A coesão começa a partir da honestidade do roteiro. Logo de cara, o público fica sabendo, assim que o jornalista Enrico (Mastroianni) recebe um telefonema, que o irmão dele, Lorenzo (Jacques Perrin), acaba de falecer. A partir daí, a película conta, em flashbacks, como a convivência de Enrico (criado pela avó miserável, decidido e independente, apesar de sempre pobretão) e Lorenzo (adotado por aristocratas quando bebê, educado nas melhores escolas, mas folgado e dependente) sempre atravessou duros conflitos ideológicos. Sem trucagens ou reviravoltas. Apenas um sóbrio retrato de laços de sangue e barreiras sociais que ora atraem, ora afastam as pessoas.
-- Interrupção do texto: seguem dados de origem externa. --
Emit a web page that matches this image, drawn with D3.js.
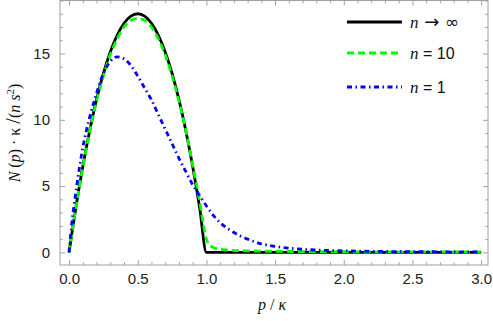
<!DOCTYPE html>
<html>
<head>
<meta charset="utf-8">
<script src="https://cdn.jsdelivr.net/npm/d3@7"></script>
<style>
  body { margin: 0; background: #fff; }
  svg { display: block; }
</style>
</head>
<body>
<script>
// values
const pInf = [0, 0.05, 0.1, 0.15, 0.2, 0.25, 0.3, 0.35, 0.4, 0.45, 0.5, 0.55, 0.6, 0.65, 0.7, 0.75, 0.8, 0.85, 0.9, 0.95, 1.0, 3.0];
const nInf = [0, 3.42, 6.48, 9.18, 11.52, 13.5, 15.12, 16.38, 17.28, 17.82, 18.0, 17.82, 17.28, 16.38, 15.12, 13.5, 11.52, 9.18, 6.48, 3.42, 0, 0];

const p10 = [0, 0.05, 0.1, 0.15, 0.2, 0.25, 0.3, 0.35, 0.4, 0.45, 0.5, 0.55, 0.6, 0.65, 0.7, 0.75, 0.8, 0.85, 0.9, 0.95, 0.98, 1.0, 1.03, 1.07, 1.15, 1.3, 1.5, 2.0, 3.0];
const n10 = [0, 3.4, 6.4, 9.1, 11.4, 13.3, 14.9, 16.1, 17.0, 17.5, 17.65, 17.5, 17.0, 16.1, 14.9, 13.3, 11.4, 9.2, 6.6, 3.9, 2.0, 1.0, 0.5, 0.3, 0.18, 0.12, 0.08, 0.05, 0.03];

const p1 = [0, 0.02, 0.05, 0.1, 0.15, 0.2, 0.25, 0.3, 0.35, 0.4, 0.45, 0.5, 0.55, 0.6, 0.65, 0.7, 0.75, 0.8, 0.85, 0.9, 0.95, 1.0, 1.05, 1.1, 1.2, 1.3, 1.4, 1.5, 1.6, 1.8, 2.0, 2.3, 2.6, 3.0];
const n1 = [0, 2.2, 4.6, 7.9, 10.2, 12.0, 13.5, 14.4, 14.75, 14.6, 14.1, 13.3, 12.4, 11.5, 10.4, 9.3, 8.2, 7.1, 6.1, 5.1, 4.3, 3.5, 2.8, 2.25, 1.5, 1.0, 0.65, 0.45, 0.32, 0.18, 0.12, 0.07, 0.05, 0.03];

const xMajor = [0, 0.5, 1, 1.5, 2, 2.5, 3];
const xLabels = ["0.0", "0.5", "1.0", "1.5", "2.0", "2.5", "3.0"];
const yMajor = [0, 5, 10, 15];

const series = [
    {p: pInf, v: nInf, color: "#000", dash: null, rel: "→", rhs: "∞"},
    {p: p10, v: n10, color: "#00ff00", dash: "7,4", rel: "=", rhs: "10"},
    {p: p1, v: n1, color: "#0000ff", dash: "5,3.5,1.5,3.5", rel: "=", rhs: "1"}
];

const W = 493, H = 321;
const frame = {left: 60, right: 488, top: 0.5, bottom: 265};
const sans = "'Liberation Sans', Arial, sans-serif";
const serif = "'Liberation Serif', 'Times New Roman', serif";

const x = d3.scaleLinear().domain([-0.066, 3.05]).range([frame.left, frame.right]);
const y = d3.scaleLinear().domain([-0.95, 19.0]).range([frame.bottom, frame.top]);

const svg = d3.select("body").append("svg")
    .attr("width", W)
    .attr("height", H)
    .style("font-family", sans);

svg.append("defs").append("clipPath").attr("id", "clip")
    .append("rect")
    .attr("x", frame.left).attr("y", frame.top)
    .attr("width", frame.right - frame.left)
    .attr("height", frame.bottom - frame.top);

const frameColor = "#a0a0a0";

// inward ticks on all four sides, labels only left and bottom
const xMinor = d3.range(0, 30.5, 1).map(d => d / 10).filter(d => !xMajor.includes(d));
const yMinor = d3.range(0, 20, 1).filter(d => !yMajor.includes(d));

const axes = svg.append("g").attr("class", "axes");
axes.append("g").attr("transform", `translate(0,${frame.bottom})`)
    .call(d3.axisBottom(x).tickValues(xMajor).tickSize(-5).tickFormat((d, i) => xLabels[i]).tickPadding(8));
axes.append("g").attr("transform", `translate(0,${frame.bottom})`)
    .call(d3.axisBottom(x).tickValues(xMinor).tickSize(-2.8).tickFormat(""));
axes.append("g").attr("transform", `translate(0,${frame.top})`)
    .call(d3.axisTop(x).tickValues(xMajor).tickSize(-5).tickFormat(""));
axes.append("g").attr("transform", `translate(0,${frame.top})`)
    .call(d3.axisTop(x).tickValues(xMinor).tickSize(-2.8).tickFormat(""));

axes.append("g").attr("transform", `translate(${frame.left},0)`)
    .call(d3.axisLeft(y).tickValues(yMajor).tickSize(-5).tickPadding(10));
axes.append("g").attr("transform", `translate(${frame.left},0)`)
    .call(d3.axisLeft(y).tickValues(yMinor).tickSize(-2.8).tickFormat(""));
axes.append("g").attr("transform", `translate(${frame.right},0)`)
    .call(d3.axisRight(y).tickValues(yMajor).tickSize(-5).tickFormat(""));
axes.append("g").attr("transform", `translate(${frame.right},0)`)
    .call(d3.axisRight(y).tickValues(yMinor).tickSize(-2.8).tickFormat(""));

axes.selectAll(".domain").remove();
axes.selectAll(".tick line").attr("stroke", frameColor).attr("stroke-width", 1);
axes.selectAll(".tick text").attr("fill", "#222").style("font-size", "15px").style("font-family", sans);

svg.append("rect")
    .attr("x", frame.left).attr("y", frame.top)
    .attr("width", frame.right - frame.left)
    .attr("height", frame.bottom - frame.top)
    .attr("fill", "none")
    .attr("stroke", frameColor)
    .attr("stroke-width", 1);

// curves
const line = d3.line()
    .x(d => x(d[0]))
    .y(d => y(d[1]))
    .curve(d3.curveMonotoneX);

const curves = svg.append("g").attr("clip-path", "url(#clip)");
series.forEach(s => {
    curves.append("path")
        .datum(s.p.map((p, i) => [p, s.v[i]]))
        .attr("d", line)
        .attr("fill", "none")
        .attr("stroke", s.color)
        .attr("stroke-width", 2.8)
        .attr("stroke-dasharray", s.dash)
        .attr("stroke-linejoin", "round");
});

// legend
const legendY = [22, 53, 87];
const legend = svg.append("g");
series.forEach((s, i) => {
    legend.append("line")
        .attr("x1", 347).attr("x2", 402)
        .attr("y1", legendY[i]).attr("y2", legendY[i])
        .attr("stroke", s.color)
        .attr("stroke-width", 2.8)
        .attr("stroke-dasharray", s.dash);
    const t = legend.append("text")
        .attr("x", 410).attr("y", legendY[i] + 5.5)
        .style("font-size", "16px")
        .attr("fill", "#111");
    t.append("tspan").text("n")
        .style("font-family", serif)
        .style("font-style", "italic")
        .style("font-size", "17px");
    t.append("tspan").text(" " + s.rel + " ")
        .style("font-family", s.rel === "→" ? "'DejaVu Sans', sans-serif" : sans)
        .style("font-size", s.rel === "→" ? "18px" : "16px");
    t.append("tspan").text(s.rhs)
        .style("font-family", s.rhs === "∞" ? "'DejaVu Sans', sans-serif" : sans)
        .style("font-size", s.rhs === "∞" ? "17px" : "16px");
});

// axis labels
const xl = svg.append("text")
    .attr("x", 272).attr("y", 310)
    .attr("text-anchor", "middle")
    .style("font-family", serif)
    .style("font-size", "16px")
    .attr("fill", "#111");
xl.append("tspan").text("p").style("font-style", "italic");
xl.append("tspan").text(" / ");
xl.append("tspan").text("κ").style("font-style", "italic");

const yl = svg.append("text")
    .attr("transform", "translate(20,133) rotate(-90)")
    .attr("text-anchor", "middle")
    .style("font-family", serif)
    .style("font-size", "16px")
    .attr("fill", "#111");
yl.append("tspan").text("N").style("font-style", "italic");
yl.append("tspan").text(" (");
yl.append("tspan").text("p").style("font-style", "italic");
yl.append("tspan").text(") · κ ");
yl.append("tspan").text("/").style("font-size", "20px");
yl.append("tspan").text("(");
yl.append("tspan").text("n").style("font-style", "italic");
yl.append("tspan").text(" s").style("font-style", "italic");
yl.append("tspan").text("2").attr("dy", -6).style("font-size", "11px");
yl.append("tspan").text(")").attr("dy", 6);
</script>
</body>
</html>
Para trilhar tal caminho, o cineasta tem a seu lado Giuseppe Rotunno, diretor de fotografia de alguns dos filmes mais importantes de Zurlini, Visconti, De Sica, Fellini e Cia. Com matizes desbotadas, claridades anêmicas e escuridão sempre impositiva, Rotunno evita o show de cores e investe num quase monocromatismo - mais condizente com a proposta de Zurlini. Finalmente, o diretor confia no trabalho impecável de Mastroianni e Perrin, tanto que resume o elenco a um número mínimo de personagens, nunca mais importantes do que os dois protagonistas.
Claro, de nada valeria o minimalismo se a alma do filme não tivesse certa energia. E o drama dos irmãos ganha significados mais ricos se o espectador souber entender o cenário político da época, o pós-Guerra. A disputa entre os dois blocos antagônicos cresce na Itália, no mundo, e Zurlini soube traduzir essa dicotomia ao distribuir as personalidades opostas dos dois irmãos. Não à toa, o diretor reserva para o final a revelação crucial da orientação política de Enrico.
Enfim, Dois destinos é uma metáfora política, um belo exercício técnico e um drama familiar e existencial. Difícil, demanda atenção. Mas é um filme completo.